1) We have an unnerving tendency to settle for ‘average’ quality in far too many things.

2) We struggle, generally, to focus on what’s important.

If you look at the real success stories around us, those household names who’ve made it big, they are the exact opposite of these 2 tendencies. They have an innate ability to focus on the target, and they never settle for average. I confess that I have been known to lose focus on the goal myself. Maybe you can relate to this. I come up with a grand plan for success, health, wealth, whatever and I set it in motion, but in the middle of the project something else distracts me, or another idea or project comes into my mind and the next thing I know, I’m sidetracked. I’ve lost focus. Try and juggle too many items, and they will come crashing down. Focus on keeping one thing up in the air and your chances of success are much higher. Makes sense, no?

So the takeaways from today’s story are,

1) Focus relentlessly on what you need to do

2) Ignore the background stuff

3) Don’t get distracted. That’s what losers do.

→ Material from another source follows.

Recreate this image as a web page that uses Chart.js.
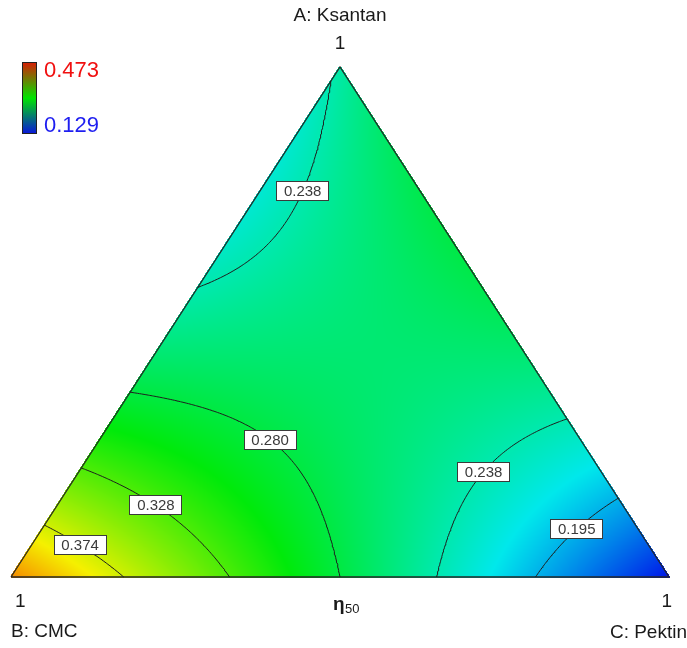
<!DOCTYPE html>
<html>
<head>
<meta charset="utf-8">
<title>η50 – Ksantan / CMC / Pektin</title>
<script src="https://cdn.jsdelivr.net/npm/chart.js@4.4.1/dist/chart.umd.min.js"></script>
<style>
  html, body { margin:0; padding:0; background:#fff; }
  #wrap { width:687px; height:648px; position:relative; }
</style>
</head>
<body>
<div id="wrap"><canvas id="tern"></canvas></div>
<script>
/* ============================
   Mixture model  (A: Ksantan, B: CMC, C: Pektin)
============================ */
const componentNames = ['A: Ksantan', 'B: CMC', 'C: Pektin'];
const responseName = 'η';
const responseSub = '50';
const linearTerms = [0.242, 0.423, 0.137];      // A, B, C
const blendTerms  = [-0.335, 0.320, 0.000];     // AB, AC, BC
const contourLevels = [0.195, 0.238, 0.280, 0.328, 0.374];
const legendRange = [0.129, 0.473];             // low, high

// where each contour label sits (level, then A/B/C fractions)
const labelLevels = [0.238, 0.280, 0.238, 0.328, 0.374, 0.195];
const labelSpots = [
  [0.759, 0.182, 0.059],
  [0.284, 0.456, 0.260],
  [0.214, 0.181, 0.605],
  [0.157, 0.695, 0.148],
  [0.077, 0.849, 0.074],
  [0.106, 0.096, 0.798]
];

function response(a, b, c){
  return linearTerms[0]*a + linearTerms[1]*b + linearTerms[2]*c +
         blendTerms[0]*a*b + blendTerms[1]*a*c + blendTerms[2]*b*c;
}
// ternary -> chart x/y  (B bottom-left, C bottom-right, A top)
const toXY = (a, c) => ({ x: c + a/2, y: a });

/* ---------- colour ramp: blue → cyan → green → yellow → red ---------- */
const ramp = [[0,0,232],[0,232,235],[0,234,10],[245,240,0],[245,0,0]];
function rampColor(v){
  let t = (v - legendRange[0]) / (legendRange[1] - legendRange[0]);
  t = Math.max(0, Math.min(1, t)) * (ramp.length - 1);
  const i = Math.min(ramp.length - 2, Math.floor(t)), f = t - i;
  return ramp[i].map((k, n) => Math.round(k + (ramp[i+1][n] - k) * f));
}

/* ---------- contours by marching triangles ---------- */
const N = 160;
function contourLines(level){
  const val = (i, j) => response(i/N, 1 - (i+j)/N, j/N);
  const segs = [];
  const tri = (p) => {
    const pts = [];
    for (let e = 0; e < 3; e++){
      const p0 = p[e], p1 = p[(e+1)%3];
      const v0 = val(p0[0], p0[1]) - level, v1 = val(p1[0], p1[1]) - level;
      if ((v0 < 0) !== (v1 < 0)){
        const f = v0 / (v0 - v1);
        const a = (p0[0] + (p1[0]-p0[0])*f) / N, c = (p0[1] + (p1[1]-p0[1])*f) / N;
        const key = [p0.join(','), p1.join(',')].sort().join('|');
        pts.push({ key, pt: toXY(a, c) });
      }
    }
    if (pts.length === 2) segs.push(pts);
  };
  for (let i = 0; i < N; i++){
    for (let j = 0; i + j < N; j++){
      tri([[i,j],[i+1,j],[i,j+1]]);
      if (i + j + 2 <= N) tri([[i+1,j],[i+1,j+1],[i,j+1]]);
    }
  }
  // chain the little segments into polylines
  const byKey = {};
  segs.forEach((s, n) => s.forEach(e => (byKey[e.key] = byKey[e.key] || []).push(n)));
  const used = new Array(segs.length).fill(false);
  const lines = [];
  const walk = (start, fromKey) => {
    const out = [];
    let n = start, key = fromKey;
    while (n !== undefined && !used[n]){
      used[n] = true;
      const s = segs[n];
      const [first, second] = s[0].key === key ? [s[0], s[1]] : [s[1], s[0]];
      if (!out.length) out.push(first.pt);
      out.push(second.pt);
      key = second.key;
      n = (byKey[key] || []).find(m => !used[m]);
    }
    return out;
  };
  const ends = Object.keys(byKey).filter(k => byKey[k].length === 1);
  ends.forEach(k => { const n = byKey[k][0]; if (!used[n]) lines.push(walk(n, k)); });
  segs.forEach((s, n) => { if (!used[n]) lines.push(walk(n, s[0].key)); });
  return lines;
}

const contourSets = [];
const contourByLevel = {};
contourLevels.forEach(lv => {
  const lines = contourLines(lv);
  contourByLevel[lv] = lines;
  lines.forEach(pts => contourSets.push({
    data: pts, showLine:true, pointRadius:0, borderColor:'#1e1e1e', borderWidth:1,
    fill:false, clip:false, tension:0
  }));
});

const outlineSet = {
  data: [toXY(0,0), toXY(0,1), toXY(1,0), toXY(0,0)],
  showLine:true, pointRadius:0, borderColor:'#262626', borderWidth:1.3, fill:false, clip:false
};

/* ---------- colour surface under the datasets ---------- */
const surfacePlugin = {
  id:'surface',
  beforeDatasetsDraw(chart){
    const { ctx, chartArea:ca, scales:{ x, y } } = chart;
    const w = Math.ceil(ca.right - ca.left) + 1, h = Math.ceil(ca.bottom - ca.top) + 1;
    const off = document.createElement('canvas'); off.width = w; off.height = h;
    const octx = off.getContext('2d'); const img = octx.createImageData(w, h);
    for (let py = 0; py < h; py++){
      const a = y.getValueForPixel(ca.top + py + 0.5);
      for (let px = 0; px < w; px++){
        const c = x.getValueForPixel(ca.left + px + 0.5) - a/2, b = 1 - a - c;
        if (a < -0.002 || b < -0.002 || c < -0.002) continue;
        const col = rampColor(response(a, b, c));
        const k = (py*w + px)*4;
        img.data[k] = col[0]; img.data[k+1] = col[1]; img.data[k+2] = col[2]; img.data[k+3] = 255;
      }
    }
    octx.putImageData(img, 0, 0);
    ctx.drawImage(off, ca.left, ca.top);
  }
};

/* ---------- contour labels, axis text, legend ---------- */
const textPlugin = {
  id:'texts',
  afterDatasetsDraw(chart){
    const { ctx, chartArea:ca, scales:{ x, y } } = chart;
    const px = p => ({ x: x.getPixelForValue(p.x), y: y.getPixelForValue(p.y) });
    ctx.save();
    ctx.font = '15px "Liberation Sans", Arial, sans-serif';
    ctx.textAlign = 'center'; ctx.textBaseline = 'middle';
    labelLevels.forEach((lv, n) => {
      const s = labelSpots[n];
      const want = px(toXY(s[0], s[2]));
      let best = null, bd = Infinity;
      (contourByLevel[lv] || []).forEach(line => line.forEach(p => {
        const q = px(p), d = (q.x-want.x)**2 + (q.y-want.y)**2;
        if (d < bd){ bd = d; best = q; }
      }));
      if (!best) return;
      const txt = lv.toFixed(3), bw = 53, bh = 20;
      ctx.fillStyle = '#fff'; ctx.strokeStyle = '#3a3a3a'; ctx.lineWidth = 1;
      ctx.fillRect(Math.round(best.x - bw/2), Math.round(best.y - bh/2), bw, bh);
      ctx.strokeRect(Math.round(best.x - bw/2) + 0.5, Math.round(best.y - bh/2) + 0.5, bw - 1, bh - 1);
      ctx.fillStyle = '#3a3a3a';
      ctx.fillText(txt, best.x, best.y + 1);
    });

    // vertex labels
    const top = px(toXY(1,0)), left = px(toXY(0,0)), right = px(toXY(0,1));
    ctx.fillStyle = '#1a1a1a';
    ctx.font = '19px "Liberation Sans", Arial, sans-serif';
    ctx.textAlign = 'center';
    ctx.fillText(componentNames[0], top.x, 16);
    ctx.fillText('1', top.x, 44);
    ctx.textAlign = 'left';
    ctx.fillText('1', left.x + 4, 602);
    ctx.fillText(componentNames[1], left.x, 632);
    ctx.textAlign = 'right';
    ctx.fillText('1', right.x + 3, 602);
    ctx.fillText(componentNames[2], 687, 633);

    // response name under the base
    ctx.textAlign = 'left';
    ctx.font = 'bold 19px "Liberation Sans", Arial, sans-serif';
    ctx.fillText(responseName, 333, 605);
    ctx.font = '13px "Liberation Sans", Arial, sans-serif';
    ctx.fillText(responseSub, 345, 609);

    // colour legend
    const g = ctx.createLinearGradient(0, 62, 0, 134);
    g.addColorStop(0, '#d81c06'); g.addColorStop(0.5, '#00e400'); g.addColorStop(1, '#0a14dc');
    ctx.fillStyle = g; ctx.fillRect(22, 62, 15, 72);
    ctx.strokeStyle = '#222'; ctx.lineWidth = 1; ctx.strokeRect(22.5, 62.5, 14, 71);
    ctx.font = '22px "Liberation Sans", Arial, sans-serif';
    ctx.fillStyle = '#f01010'; ctx.fillText(legendRange[1].toFixed(3), 44, 71);
    ctx.fillStyle = '#1e1ef0'; ctx.fillText(legendRange[0].toFixed(3), 44, 126);
    ctx.restore();
  }
};

new Chart(document.getElementById('tern').getContext('2d'), {
  type:'scatter',
  data:{ datasets:[...contourSets, outlineSet] },
  options:{
    responsive:true, maintainAspectRatio:false, animation:false, events:[],
    layout:{ padding:{ left:11, right:18, top:67, bottom:71 } },
    scales:{
      x:{ type:'linear', min:0, max:1, display:false },
      y:{ type:'linear', min:0, max:1, display:false }
    },
    plugins:{ legend:{ display:false }, tooltip:{ enabled:false } }
  },
  plugins:[surfacePlugin, textPlugin]
});
</script>
</body>
</html>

The great joy is that, we as human beings do, in fact, have the capacity to keep several projects going at once. I don’t believe it is necessary to ignore one’s physical health, for example, to achieve a financial or educational goal. And yet again, it comes down to how good you’ve built your team around you to help you achieve all the things you want. Oh, and be prepare to adapt. Don’t continue to offer what no-one needs, or more importantly, what everyone already has and doesn’t need any more of. Think about what you offer as a person. Because if no-one wants it, you’re out of business. RIP Jessops.